Radiative Heat Transfer in High-Pressure Laminar Hydrogen-Air Diffusion Flames Using Spherical Harmonics and K-Distributions

Radiative heat transfer is studied numerically for high-pressure laminar H2-air jet diffusion flames, with pressure ranging from 1 to 30 bar. Water vapor is assumed to be the only radiatively participating species. A full spectrum k-distribution spectral model is used. Narrowband k-distributions of water vapor are calculated and databased from the HITEMP 2010 database, which claims to retain accuracy up to 4000K. The full-spectrum k-distributions are assembled from their narrowband counterparts to yield high accuracy with little additional computational cost. The radiative transfer equation (RTE) is solved using various spherical harmonics methods, such as P1, simplified P3 (SP3) and simplified P5 (SP5).
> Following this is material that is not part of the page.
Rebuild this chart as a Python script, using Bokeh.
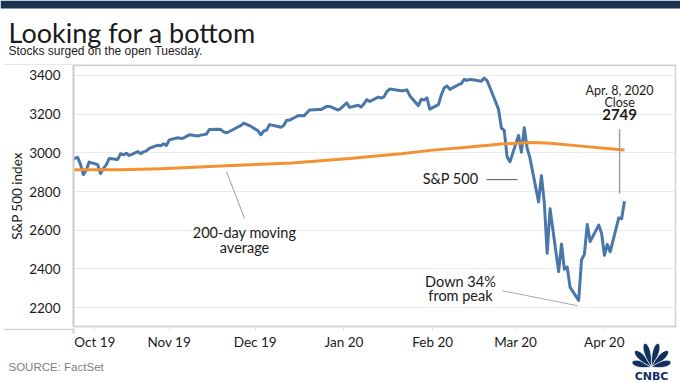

The resulting partial differential equations as well as other transport equations in the laminar diffusion flames are discretized with the finite-volume method in OpenFOAM. Differential diffusion effects which are important in laminar hydrogen flames are also included in the scalar transport equations. It was found that peak flame temperature becomes less sensitive to radiation at higher pressure, and that radiation causes cooling in the downstream region. Differences between the three spherical harmonics RTE solver were found negligible below 5 bar.